The broker fightback has begun. There will be no storming of barricades. There will be no guns or bombs. This will be an altogether more dignified battle. But a fightback it is – and make no mistake.

Oh sure, there's the regulatory issues. The broker bodies will have to secure further changes at the GISC regime. Professionally qualified brokers will need to lobby the CII to regulate chartered insurance broker firms. And they will all have to cope with the ending of the IBRC in the most dignified way they can manage.

Then there is their collective might, a power new Biba chairman George Nixon talks about. Controlling as much insurance as they do, brokers collectively are well-placed to demand better from the insurers

But the real fightback will come through business acumen. Brokers have faced competition from unregulated intermediaries and from direct writers and from supermarkets and from uncle Tom Cobbley and all. And so far, brokers have responded by whingeing that it's all horribly unfair.
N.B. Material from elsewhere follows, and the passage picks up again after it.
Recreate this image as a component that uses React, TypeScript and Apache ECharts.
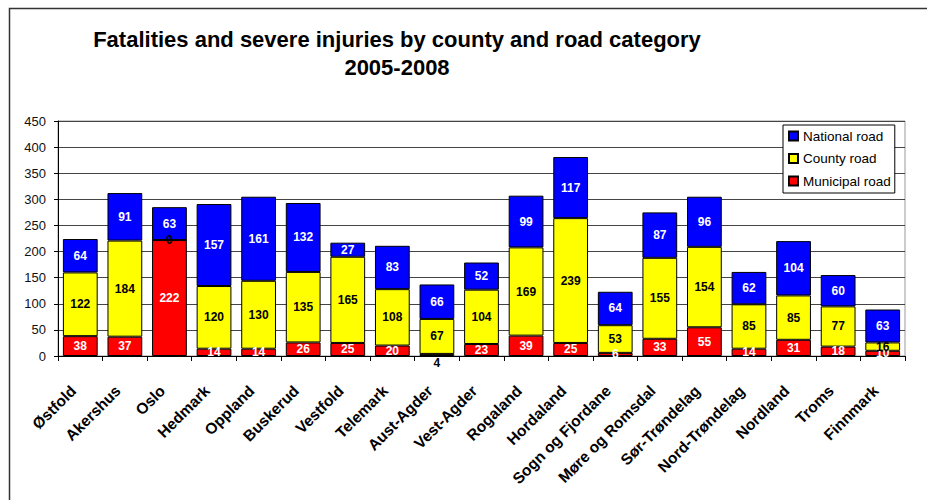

But Nixon will now be arming Biba members with the skills they need to mount a fightback on commercial terms. He reckons that with the aid of some management consultancy, a clear strategic direction and the professionalism many have exhibited for years, brokers have a secure future. And he is right. Brokers need to concentrate on where they can add value for the customer, whether personal lines or commercial. They have to demonstrate a wide range of skills that help their customers get a better deal than from the direct writers or supermarkets. And they have to raise the profile of what they do.

Broking isn't just about selling the customer a policy at the lowest price, it's about explaining the options, pointing out the differences, identifying the customer's true needs and about presenting the solution – only a part of which may be insurance.